Problem requirements ▸
Using the data below, gather each line that includes the word "this".

Data excerpts ▸
========================
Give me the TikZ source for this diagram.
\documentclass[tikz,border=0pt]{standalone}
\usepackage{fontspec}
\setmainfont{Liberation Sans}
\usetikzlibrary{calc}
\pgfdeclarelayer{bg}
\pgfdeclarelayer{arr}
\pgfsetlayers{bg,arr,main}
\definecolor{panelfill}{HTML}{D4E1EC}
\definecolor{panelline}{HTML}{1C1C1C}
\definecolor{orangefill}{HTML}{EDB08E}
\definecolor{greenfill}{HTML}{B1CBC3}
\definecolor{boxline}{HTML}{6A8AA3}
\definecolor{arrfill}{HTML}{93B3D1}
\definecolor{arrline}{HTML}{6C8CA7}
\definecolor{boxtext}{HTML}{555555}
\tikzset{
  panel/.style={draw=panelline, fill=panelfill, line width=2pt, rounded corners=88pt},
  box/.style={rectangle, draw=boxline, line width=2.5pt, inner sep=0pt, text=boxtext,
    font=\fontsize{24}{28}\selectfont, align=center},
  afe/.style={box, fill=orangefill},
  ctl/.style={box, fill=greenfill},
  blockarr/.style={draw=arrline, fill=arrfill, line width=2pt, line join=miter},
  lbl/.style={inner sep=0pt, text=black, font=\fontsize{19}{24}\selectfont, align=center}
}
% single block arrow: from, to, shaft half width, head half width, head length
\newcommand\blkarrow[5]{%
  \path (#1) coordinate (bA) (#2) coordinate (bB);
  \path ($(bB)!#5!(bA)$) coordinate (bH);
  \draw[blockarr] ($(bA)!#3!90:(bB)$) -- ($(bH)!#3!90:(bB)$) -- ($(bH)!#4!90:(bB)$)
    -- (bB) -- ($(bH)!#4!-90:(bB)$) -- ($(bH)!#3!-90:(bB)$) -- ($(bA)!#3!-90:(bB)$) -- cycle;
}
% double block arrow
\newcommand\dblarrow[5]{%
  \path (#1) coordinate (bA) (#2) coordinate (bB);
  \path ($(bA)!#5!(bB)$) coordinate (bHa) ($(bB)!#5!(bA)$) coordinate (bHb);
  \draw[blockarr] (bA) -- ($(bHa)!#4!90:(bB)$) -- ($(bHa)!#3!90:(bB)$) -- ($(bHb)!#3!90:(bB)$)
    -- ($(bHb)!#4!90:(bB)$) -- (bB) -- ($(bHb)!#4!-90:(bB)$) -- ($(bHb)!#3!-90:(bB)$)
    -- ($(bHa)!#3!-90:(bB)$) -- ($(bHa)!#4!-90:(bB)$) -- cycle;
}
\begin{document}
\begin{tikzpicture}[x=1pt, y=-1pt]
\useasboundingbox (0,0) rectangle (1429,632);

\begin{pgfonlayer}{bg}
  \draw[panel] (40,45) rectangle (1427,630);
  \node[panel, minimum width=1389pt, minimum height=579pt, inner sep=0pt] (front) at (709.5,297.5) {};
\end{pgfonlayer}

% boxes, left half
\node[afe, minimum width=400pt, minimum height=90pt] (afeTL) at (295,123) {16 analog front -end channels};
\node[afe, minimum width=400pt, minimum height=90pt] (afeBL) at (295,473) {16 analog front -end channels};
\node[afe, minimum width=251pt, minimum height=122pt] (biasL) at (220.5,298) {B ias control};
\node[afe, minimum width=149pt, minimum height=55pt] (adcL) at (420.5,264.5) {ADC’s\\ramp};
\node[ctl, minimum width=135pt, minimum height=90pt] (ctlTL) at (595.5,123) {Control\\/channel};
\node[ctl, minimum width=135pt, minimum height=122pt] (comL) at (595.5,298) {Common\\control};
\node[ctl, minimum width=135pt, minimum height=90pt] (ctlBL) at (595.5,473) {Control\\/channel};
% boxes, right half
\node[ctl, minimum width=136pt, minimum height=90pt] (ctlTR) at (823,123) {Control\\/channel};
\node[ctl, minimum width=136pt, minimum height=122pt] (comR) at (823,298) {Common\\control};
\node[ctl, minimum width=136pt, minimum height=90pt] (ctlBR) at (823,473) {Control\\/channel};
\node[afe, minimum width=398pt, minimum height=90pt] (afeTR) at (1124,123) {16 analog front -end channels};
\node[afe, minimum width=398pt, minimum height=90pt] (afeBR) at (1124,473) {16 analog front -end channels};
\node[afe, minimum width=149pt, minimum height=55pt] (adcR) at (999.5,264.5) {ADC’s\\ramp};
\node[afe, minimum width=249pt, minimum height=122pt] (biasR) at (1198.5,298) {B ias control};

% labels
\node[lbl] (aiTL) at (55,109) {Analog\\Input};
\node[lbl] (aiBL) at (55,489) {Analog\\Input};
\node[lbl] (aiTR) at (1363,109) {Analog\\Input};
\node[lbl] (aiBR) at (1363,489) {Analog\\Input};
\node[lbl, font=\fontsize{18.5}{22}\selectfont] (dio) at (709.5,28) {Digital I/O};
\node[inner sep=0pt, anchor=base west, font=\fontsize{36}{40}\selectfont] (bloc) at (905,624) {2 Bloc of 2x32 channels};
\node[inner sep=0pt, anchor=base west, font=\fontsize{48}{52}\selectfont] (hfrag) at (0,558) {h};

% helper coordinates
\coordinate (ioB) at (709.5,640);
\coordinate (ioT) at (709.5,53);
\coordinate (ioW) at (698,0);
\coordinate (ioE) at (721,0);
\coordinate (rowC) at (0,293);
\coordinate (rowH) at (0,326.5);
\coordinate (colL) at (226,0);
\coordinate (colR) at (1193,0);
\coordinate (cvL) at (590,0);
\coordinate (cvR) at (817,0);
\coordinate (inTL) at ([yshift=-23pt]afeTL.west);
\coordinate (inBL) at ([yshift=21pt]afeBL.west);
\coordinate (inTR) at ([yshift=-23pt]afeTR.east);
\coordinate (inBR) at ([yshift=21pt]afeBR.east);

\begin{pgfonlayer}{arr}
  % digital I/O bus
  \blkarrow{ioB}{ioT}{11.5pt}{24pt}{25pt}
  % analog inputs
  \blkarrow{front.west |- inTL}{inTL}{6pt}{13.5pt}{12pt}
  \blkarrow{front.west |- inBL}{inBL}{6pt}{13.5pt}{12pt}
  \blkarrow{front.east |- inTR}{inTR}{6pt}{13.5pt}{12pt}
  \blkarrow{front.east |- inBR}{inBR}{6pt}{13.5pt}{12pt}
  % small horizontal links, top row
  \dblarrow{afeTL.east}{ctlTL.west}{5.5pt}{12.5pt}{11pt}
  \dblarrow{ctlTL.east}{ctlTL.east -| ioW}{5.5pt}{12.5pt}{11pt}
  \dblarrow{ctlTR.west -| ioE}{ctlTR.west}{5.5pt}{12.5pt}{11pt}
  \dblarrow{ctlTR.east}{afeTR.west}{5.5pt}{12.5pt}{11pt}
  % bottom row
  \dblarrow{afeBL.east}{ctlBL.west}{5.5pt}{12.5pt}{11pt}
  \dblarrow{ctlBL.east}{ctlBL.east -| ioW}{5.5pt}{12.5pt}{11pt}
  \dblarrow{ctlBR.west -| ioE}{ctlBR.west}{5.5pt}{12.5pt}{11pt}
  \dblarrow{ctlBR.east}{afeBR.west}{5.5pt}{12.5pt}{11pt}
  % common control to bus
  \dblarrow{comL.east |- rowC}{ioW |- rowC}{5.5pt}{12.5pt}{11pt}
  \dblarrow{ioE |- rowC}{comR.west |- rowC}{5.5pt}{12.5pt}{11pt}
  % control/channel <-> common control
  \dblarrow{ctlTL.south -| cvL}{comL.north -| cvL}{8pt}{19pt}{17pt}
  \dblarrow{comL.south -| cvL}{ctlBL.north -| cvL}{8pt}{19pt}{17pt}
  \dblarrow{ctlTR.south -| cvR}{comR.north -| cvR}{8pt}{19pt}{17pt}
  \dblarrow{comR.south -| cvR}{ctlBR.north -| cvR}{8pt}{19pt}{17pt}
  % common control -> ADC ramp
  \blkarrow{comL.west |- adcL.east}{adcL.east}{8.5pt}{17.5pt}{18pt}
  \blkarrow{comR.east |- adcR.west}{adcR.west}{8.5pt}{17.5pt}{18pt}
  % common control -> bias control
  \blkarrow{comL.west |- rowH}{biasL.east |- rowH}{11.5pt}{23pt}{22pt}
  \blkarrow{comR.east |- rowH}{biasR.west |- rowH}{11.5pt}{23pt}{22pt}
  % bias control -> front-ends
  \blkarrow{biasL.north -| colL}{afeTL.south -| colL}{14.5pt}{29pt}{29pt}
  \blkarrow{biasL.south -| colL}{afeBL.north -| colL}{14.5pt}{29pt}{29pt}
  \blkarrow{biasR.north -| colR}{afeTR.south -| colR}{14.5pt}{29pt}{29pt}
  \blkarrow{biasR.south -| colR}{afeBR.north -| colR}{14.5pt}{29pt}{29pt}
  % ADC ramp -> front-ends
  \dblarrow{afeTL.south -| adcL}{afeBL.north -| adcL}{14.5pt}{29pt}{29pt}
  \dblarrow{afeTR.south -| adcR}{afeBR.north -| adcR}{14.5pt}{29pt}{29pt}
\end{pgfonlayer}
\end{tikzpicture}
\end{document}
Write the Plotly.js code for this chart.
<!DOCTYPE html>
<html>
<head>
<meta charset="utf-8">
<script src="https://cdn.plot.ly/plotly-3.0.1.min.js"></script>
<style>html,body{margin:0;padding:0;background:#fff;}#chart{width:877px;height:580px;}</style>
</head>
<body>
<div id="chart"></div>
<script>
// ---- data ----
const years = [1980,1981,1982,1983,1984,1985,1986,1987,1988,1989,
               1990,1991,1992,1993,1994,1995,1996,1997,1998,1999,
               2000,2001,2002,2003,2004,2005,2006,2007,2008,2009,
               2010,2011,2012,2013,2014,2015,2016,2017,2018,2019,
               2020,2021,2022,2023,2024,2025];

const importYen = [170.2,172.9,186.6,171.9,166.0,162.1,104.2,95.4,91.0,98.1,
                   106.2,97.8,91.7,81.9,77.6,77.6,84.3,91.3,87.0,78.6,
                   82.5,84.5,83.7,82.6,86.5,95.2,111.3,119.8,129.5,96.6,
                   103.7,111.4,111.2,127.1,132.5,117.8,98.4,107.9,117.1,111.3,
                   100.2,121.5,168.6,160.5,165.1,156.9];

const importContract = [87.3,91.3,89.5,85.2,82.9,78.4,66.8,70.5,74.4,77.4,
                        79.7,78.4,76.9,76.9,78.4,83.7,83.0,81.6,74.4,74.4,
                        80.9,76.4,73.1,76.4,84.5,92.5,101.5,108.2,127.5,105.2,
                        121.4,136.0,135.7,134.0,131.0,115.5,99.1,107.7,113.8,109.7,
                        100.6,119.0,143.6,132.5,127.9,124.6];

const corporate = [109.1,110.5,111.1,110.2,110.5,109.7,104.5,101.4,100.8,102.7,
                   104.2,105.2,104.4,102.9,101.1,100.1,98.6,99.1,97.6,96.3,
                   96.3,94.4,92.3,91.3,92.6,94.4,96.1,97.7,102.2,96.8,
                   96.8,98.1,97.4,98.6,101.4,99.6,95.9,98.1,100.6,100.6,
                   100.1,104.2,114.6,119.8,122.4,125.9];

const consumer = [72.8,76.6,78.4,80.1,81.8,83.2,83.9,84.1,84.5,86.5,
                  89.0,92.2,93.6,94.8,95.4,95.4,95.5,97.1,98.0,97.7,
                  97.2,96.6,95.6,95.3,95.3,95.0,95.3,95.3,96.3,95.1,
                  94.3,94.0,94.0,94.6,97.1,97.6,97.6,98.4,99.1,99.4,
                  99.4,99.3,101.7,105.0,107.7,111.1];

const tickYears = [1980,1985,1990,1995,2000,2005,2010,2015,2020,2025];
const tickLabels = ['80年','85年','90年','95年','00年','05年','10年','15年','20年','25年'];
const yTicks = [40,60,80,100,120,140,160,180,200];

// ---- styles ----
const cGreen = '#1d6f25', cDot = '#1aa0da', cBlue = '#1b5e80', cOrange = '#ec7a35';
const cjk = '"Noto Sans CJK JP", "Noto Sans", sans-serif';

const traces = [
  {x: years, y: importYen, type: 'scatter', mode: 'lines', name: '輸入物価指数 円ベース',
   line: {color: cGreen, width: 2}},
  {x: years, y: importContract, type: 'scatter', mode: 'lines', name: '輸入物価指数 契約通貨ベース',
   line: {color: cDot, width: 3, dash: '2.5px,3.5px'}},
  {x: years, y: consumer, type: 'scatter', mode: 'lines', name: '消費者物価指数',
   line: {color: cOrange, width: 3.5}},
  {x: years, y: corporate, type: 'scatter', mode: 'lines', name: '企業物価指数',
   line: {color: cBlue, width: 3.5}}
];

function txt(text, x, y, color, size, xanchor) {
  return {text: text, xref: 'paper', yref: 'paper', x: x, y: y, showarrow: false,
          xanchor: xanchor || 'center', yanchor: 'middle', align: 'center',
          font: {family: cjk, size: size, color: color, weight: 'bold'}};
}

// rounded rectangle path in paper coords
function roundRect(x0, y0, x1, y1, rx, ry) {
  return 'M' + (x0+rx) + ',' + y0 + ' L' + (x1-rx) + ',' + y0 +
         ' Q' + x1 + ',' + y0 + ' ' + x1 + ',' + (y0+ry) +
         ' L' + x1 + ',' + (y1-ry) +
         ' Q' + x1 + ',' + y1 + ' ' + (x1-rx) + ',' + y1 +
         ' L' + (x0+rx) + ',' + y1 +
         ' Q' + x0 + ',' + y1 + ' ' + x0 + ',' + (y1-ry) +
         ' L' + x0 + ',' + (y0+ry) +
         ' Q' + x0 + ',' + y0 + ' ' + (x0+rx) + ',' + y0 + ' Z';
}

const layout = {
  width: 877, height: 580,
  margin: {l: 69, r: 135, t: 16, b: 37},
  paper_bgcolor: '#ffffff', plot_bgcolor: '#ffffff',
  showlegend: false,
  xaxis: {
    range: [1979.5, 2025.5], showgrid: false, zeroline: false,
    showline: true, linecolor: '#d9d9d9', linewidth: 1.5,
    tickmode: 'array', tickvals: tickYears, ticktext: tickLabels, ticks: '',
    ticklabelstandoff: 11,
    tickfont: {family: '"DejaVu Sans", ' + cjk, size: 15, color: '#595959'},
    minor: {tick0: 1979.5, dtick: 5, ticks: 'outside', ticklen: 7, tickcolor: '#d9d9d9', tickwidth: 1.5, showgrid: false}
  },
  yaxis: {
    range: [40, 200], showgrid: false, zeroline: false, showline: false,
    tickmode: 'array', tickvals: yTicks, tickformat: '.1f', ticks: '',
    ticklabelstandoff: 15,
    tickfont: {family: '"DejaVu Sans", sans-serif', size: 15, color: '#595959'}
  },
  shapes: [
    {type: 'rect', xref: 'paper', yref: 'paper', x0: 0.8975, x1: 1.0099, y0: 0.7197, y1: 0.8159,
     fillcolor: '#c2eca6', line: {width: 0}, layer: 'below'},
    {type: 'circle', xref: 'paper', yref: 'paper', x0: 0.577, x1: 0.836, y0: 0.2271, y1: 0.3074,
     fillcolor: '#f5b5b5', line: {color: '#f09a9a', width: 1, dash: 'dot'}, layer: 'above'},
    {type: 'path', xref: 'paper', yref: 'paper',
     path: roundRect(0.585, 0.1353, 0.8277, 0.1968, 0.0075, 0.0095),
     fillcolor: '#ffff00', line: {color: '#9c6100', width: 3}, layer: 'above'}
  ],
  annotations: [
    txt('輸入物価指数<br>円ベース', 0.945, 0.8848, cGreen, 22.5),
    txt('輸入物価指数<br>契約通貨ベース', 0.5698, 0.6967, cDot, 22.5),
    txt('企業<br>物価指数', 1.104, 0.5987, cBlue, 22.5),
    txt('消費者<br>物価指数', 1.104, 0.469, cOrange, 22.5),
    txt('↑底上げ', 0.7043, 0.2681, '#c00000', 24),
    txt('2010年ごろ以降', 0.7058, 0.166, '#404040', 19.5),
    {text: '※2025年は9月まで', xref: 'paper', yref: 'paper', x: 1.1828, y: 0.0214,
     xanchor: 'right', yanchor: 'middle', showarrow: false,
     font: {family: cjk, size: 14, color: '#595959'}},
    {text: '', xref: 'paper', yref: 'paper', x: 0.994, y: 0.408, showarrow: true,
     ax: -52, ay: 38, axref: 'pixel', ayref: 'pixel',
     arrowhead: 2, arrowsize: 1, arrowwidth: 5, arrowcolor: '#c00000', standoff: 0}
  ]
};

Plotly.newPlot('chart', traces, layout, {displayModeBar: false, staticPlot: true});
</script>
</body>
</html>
========================
Written response ▸
Give me the TikZ source for this diagram.
Write the Plotly.js code for this chart.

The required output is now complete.